I'll get some pictures tomorrow, but in the meantime there isnt a "Tape" it's a round metal bar that the fence slides around. I believe the marking are permanent.


----------



## knotscott (Nov 8, 2007)

Grizzle said:


> I'll get some pictures tomorrow, but in the meantime there isnt a "Tape" it's a round metal bar that the fence slides around. I believe the marking are permanent.

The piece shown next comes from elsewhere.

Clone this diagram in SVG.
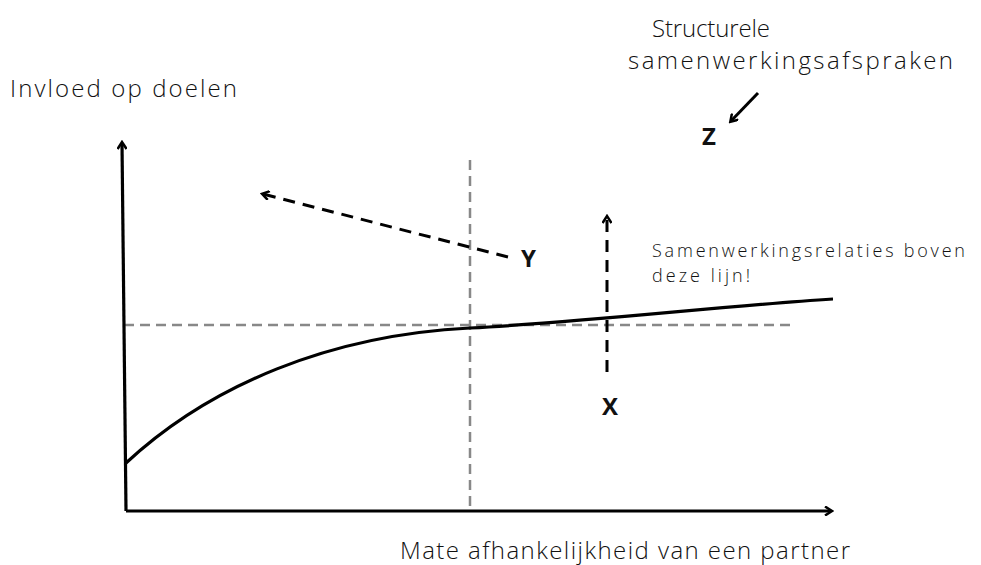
<svg xmlns="http://www.w3.org/2000/svg" width="981" height="565" viewBox="0 0 981 565">
<defs>
<style>
.lbl{font-family:"Open Sans",Lato,"Liberation Sans",sans-serif;font-weight:300;fill:#111}
.big{font-size:24px}
.small{font-size:18px}
.bold{font-family:"Open Sans","Liberation Sans",sans-serif;font-weight:bold;font-size:24px;fill:#111}
.axis{stroke:#000;stroke-width:3.2;fill:none}
.gray{stroke:#888;stroke-width:2.5;stroke-dasharray:10 6;fill:none}
.dash{stroke:#000;stroke-width:3;stroke-dasharray:12 8;fill:none}
</style>
<marker id="ah" markerWidth="10" markerHeight="10" refX="7" refY="5" orient="auto" markerUnits="userSpaceOnUse" viewBox="0 0 10 10">
<path d="M1,0.5 L8,5 L1,9.5" fill="none" stroke="#000" stroke-width="2.5"/>
</marker>
</defs>
<rect width="981" height="565" fill="#fff"/>
<g id="connectors">
<path class="gray" d="M124,325 H795"/>
<path class="gray" d="M470,160 V510"/>
<path class="axis" d="M126,511 L122,143" marker-end="url(#ah)"/>
<path class="axis" d="M126,511 H831" marker-end="url(#ah)"/>
<path class="axis" d="M126,463 C210,385 330,335 470,328 C600,321 720,306 833,299"/>
<path class="dash" d="M508,257 L263,194" marker-end="url(#ah)"/>
<path class="dash" d="M607,372 V217" marker-end="url(#ah)"/>
<path d="M758,93 L731,121" stroke="#000" stroke-width="3" fill="none" marker-end="url(#ah)"/>
</g>
<g id="label-y-axis"><text class="lbl big" x="10" y="97" textLength="227" lengthAdjust="spacing">Invloed op doelen</text></g>
<g id="label-x-axis"><text class="lbl big" x="400" y="559" textLength="450" lengthAdjust="spacing">Mate afhankelijkheid van een partner</text></g>
<g id="label-z-desc"><text class="lbl big" x="652" y="37" textLength="118" lengthAdjust="spacing">Structurele</text><text class="lbl big" x="628" y="69" textLength="325" lengthAdjust="spacing">samenwerkingsafspraken</text></g>
<g id="label-line"><text class="lbl small" x="652" y="257" textLength="313" lengthAdjust="spacing">Samenwerkingsrelaties boven</text><text class="lbl small" x="652" y="282" textLength="98" lengthAdjust="spacing">deze lijn!</text></g>
<g id="node-x"><text class="bold" x="602" y="415">X</text></g>
<g id="node-y"><text class="bold" x="521" y="267">Y</text></g>
<g id="node-z"><text class="bold" x="702" y="145">Z</text></g>
</svg>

Since the zero mark is reading 7.5", the rail tube could be that distance too far to the left.


----------



## ryan50hrl (Jun 30, 2012)

Does it have two indicators, depending which side of the blade your using the fence on....


----------



## Grizzle (Jul 10, 2012)

*Pictures*

Here are some pictures

I hope its not as simple as moving the tube over?


----------



## knotscott (Nov 8, 2007)

From what I can see, it does appear to be as simple as moving the rail to the right by ~7.5". 

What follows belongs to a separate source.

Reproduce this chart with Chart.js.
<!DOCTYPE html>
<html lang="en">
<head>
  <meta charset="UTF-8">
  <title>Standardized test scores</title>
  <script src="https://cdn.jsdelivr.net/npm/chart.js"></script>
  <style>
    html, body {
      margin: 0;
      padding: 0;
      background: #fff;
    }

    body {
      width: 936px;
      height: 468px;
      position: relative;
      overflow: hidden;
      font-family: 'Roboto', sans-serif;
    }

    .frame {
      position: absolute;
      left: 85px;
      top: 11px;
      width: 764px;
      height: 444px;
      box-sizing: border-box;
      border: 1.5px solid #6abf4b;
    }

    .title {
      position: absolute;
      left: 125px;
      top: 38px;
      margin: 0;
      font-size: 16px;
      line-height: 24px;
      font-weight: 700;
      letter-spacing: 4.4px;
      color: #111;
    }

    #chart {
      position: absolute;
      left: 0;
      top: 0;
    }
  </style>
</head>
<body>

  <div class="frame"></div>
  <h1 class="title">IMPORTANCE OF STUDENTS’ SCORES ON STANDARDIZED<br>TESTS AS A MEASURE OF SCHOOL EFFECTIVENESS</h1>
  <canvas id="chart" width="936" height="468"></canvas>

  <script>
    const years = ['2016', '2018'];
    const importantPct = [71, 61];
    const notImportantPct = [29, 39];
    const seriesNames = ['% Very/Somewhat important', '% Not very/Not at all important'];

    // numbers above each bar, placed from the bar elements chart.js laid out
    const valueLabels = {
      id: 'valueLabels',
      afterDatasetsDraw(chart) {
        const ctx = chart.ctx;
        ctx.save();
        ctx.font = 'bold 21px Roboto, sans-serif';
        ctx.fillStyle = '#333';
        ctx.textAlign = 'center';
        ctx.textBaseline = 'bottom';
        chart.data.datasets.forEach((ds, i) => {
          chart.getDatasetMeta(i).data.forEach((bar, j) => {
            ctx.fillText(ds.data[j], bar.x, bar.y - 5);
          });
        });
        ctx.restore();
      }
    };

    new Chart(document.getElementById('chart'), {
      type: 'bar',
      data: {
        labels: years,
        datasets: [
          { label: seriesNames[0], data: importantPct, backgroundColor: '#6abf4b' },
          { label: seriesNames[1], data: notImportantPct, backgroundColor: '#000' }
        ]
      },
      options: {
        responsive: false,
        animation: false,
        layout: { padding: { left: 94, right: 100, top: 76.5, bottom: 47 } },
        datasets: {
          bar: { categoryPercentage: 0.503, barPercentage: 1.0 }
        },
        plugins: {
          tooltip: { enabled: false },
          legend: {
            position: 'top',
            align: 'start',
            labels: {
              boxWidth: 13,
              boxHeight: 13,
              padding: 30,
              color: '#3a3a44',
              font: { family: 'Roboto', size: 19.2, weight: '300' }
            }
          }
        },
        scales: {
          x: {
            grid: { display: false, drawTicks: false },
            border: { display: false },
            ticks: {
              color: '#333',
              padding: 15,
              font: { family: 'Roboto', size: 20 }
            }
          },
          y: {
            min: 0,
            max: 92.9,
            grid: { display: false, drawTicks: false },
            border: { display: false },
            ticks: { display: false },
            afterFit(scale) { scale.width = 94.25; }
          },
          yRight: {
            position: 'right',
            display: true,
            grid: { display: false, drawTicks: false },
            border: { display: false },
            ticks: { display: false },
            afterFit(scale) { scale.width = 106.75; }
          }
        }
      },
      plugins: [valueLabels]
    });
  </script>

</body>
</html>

If I'm in error, I'll refund your payment in full! :laughing:


----------



## Grizzle (Jul 10, 2012)

There's only a few mounting brackets, but I will check it out!


----------



## willbess08 (Jul 5, 2012)

it should move over no problem, I Just took a powermatic table off my old 64 artisan and put it on a delta unisaw I just bought, it fit fine so they must be semi standard mounting holes no matter what brand. looks to me like that fence would have to move over or u wont cut anything under 7 inches! hope this helps


----------



## Texas Swede (Oct 9, 2012)

Most accurate way is to just use a tape and measure from blade to fence.


----------



## toolguy1000 (Oct 4, 2012)

here's the OM for the saw:

http://servicenet.portercable.com/Products/Detail?isId=true&productNumber=34-670&selectedType=10344#

click on the "instruction manual" for type 2 of this saw.

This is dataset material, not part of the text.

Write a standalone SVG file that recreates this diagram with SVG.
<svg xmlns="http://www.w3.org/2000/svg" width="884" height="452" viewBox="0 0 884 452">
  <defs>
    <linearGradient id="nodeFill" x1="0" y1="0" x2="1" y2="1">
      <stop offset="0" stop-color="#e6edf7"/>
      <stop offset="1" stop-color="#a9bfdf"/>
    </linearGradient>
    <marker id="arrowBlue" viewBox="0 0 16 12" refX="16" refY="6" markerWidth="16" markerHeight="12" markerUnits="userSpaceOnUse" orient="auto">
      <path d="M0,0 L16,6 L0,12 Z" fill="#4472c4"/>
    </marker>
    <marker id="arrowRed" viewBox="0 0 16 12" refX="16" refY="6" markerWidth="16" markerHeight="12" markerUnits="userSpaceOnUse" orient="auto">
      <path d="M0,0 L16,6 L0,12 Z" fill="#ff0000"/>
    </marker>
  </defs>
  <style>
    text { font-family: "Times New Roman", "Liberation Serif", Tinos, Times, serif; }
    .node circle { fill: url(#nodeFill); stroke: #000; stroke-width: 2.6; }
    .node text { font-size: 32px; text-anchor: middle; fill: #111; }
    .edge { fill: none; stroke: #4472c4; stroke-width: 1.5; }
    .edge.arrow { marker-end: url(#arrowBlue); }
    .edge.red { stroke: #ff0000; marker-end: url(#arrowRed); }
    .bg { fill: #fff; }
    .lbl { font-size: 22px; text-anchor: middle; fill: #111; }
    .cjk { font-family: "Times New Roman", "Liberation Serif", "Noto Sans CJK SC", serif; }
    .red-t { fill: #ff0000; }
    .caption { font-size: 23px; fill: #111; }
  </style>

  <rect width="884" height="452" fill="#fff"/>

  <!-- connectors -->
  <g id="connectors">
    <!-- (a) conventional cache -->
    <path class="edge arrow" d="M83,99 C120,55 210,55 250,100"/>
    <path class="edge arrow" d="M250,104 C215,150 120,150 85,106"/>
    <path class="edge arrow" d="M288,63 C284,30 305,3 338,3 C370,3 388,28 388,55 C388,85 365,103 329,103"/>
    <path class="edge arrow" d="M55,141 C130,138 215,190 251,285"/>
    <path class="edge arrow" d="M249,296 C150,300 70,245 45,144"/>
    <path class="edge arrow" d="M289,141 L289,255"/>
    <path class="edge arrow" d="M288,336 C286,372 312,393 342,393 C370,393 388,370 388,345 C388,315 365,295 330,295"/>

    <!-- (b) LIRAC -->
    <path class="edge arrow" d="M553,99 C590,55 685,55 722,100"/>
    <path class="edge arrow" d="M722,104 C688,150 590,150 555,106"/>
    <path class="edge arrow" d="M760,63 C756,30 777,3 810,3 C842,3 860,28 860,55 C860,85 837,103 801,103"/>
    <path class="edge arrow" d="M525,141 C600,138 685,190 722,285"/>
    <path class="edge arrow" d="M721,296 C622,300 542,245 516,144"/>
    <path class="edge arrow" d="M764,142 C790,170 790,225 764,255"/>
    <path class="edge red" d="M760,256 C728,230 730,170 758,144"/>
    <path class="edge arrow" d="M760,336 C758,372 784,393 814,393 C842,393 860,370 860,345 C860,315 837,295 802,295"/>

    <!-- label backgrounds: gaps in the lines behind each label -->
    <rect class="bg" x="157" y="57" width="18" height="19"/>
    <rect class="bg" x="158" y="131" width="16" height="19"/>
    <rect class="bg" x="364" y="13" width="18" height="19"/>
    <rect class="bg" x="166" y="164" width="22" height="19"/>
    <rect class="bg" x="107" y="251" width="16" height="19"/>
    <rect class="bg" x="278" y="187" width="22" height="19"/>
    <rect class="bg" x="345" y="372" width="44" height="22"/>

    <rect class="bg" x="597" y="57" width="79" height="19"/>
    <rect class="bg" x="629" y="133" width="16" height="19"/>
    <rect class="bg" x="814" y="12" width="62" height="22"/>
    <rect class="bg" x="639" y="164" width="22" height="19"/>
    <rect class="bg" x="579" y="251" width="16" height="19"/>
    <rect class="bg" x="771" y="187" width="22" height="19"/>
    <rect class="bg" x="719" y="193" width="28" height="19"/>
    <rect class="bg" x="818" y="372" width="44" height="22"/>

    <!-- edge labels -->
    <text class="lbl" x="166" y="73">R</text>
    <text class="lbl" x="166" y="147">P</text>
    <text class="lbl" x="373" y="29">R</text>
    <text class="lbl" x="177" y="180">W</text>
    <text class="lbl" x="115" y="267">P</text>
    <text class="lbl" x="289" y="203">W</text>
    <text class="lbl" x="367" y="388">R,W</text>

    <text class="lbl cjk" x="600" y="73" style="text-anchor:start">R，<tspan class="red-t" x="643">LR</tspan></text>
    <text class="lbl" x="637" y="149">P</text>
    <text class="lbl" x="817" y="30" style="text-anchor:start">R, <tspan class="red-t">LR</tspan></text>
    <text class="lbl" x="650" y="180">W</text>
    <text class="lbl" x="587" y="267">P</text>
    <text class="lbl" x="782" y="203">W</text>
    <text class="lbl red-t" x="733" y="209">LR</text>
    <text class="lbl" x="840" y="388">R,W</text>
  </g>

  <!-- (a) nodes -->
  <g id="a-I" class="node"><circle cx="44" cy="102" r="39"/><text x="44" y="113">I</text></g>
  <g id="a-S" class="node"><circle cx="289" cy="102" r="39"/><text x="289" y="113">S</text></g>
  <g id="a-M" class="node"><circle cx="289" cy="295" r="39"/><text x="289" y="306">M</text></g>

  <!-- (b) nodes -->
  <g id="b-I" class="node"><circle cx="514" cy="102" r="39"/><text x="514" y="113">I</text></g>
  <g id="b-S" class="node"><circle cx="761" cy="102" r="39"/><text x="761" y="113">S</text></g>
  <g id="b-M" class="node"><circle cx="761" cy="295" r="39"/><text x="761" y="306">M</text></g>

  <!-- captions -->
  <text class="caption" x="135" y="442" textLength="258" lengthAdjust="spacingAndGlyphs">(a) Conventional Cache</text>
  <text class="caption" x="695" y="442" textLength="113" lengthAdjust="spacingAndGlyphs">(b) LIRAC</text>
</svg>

the front rail is a 2 piece rail and it looks like the subject saw is missing the left side extension of that rail. remove the rails form the saw and shift it to the right. here's the parts diagram for the saw:

http://servicenet.portercable.com/Products/DetailDiagram?isId=true&productNumber=34-670&selectedType=10344


----------



## tito5 (Apr 5, 2011)

toolguy1000 said:


> here's the OM for the saw:
> 
> http://servicenet.portercable.com/Products/Detail?isId=true&productNumber=34-670&selectedType=10344#
> 
> ...



I think toolguy is the winner, I have that type of saw it is a two piece rail but if you only installed one rail it would look like the op.


----------



## Fastback (Sep 2, 2012)

There are some people that prefer to use the fence on the left side of the blade. It appears to me that this rail may have been moved left in order to achieve this. So yes I would also agree move it to the right.


----------



## Grizzle (Jul 10, 2012)

Sorry for the late update, but you guys were correct. Simply moving the tube to the right corrected the problem.

Now I need to get a new power switch and the hardware to hold the splitter/riving knife to the table.

Thanks again!


----------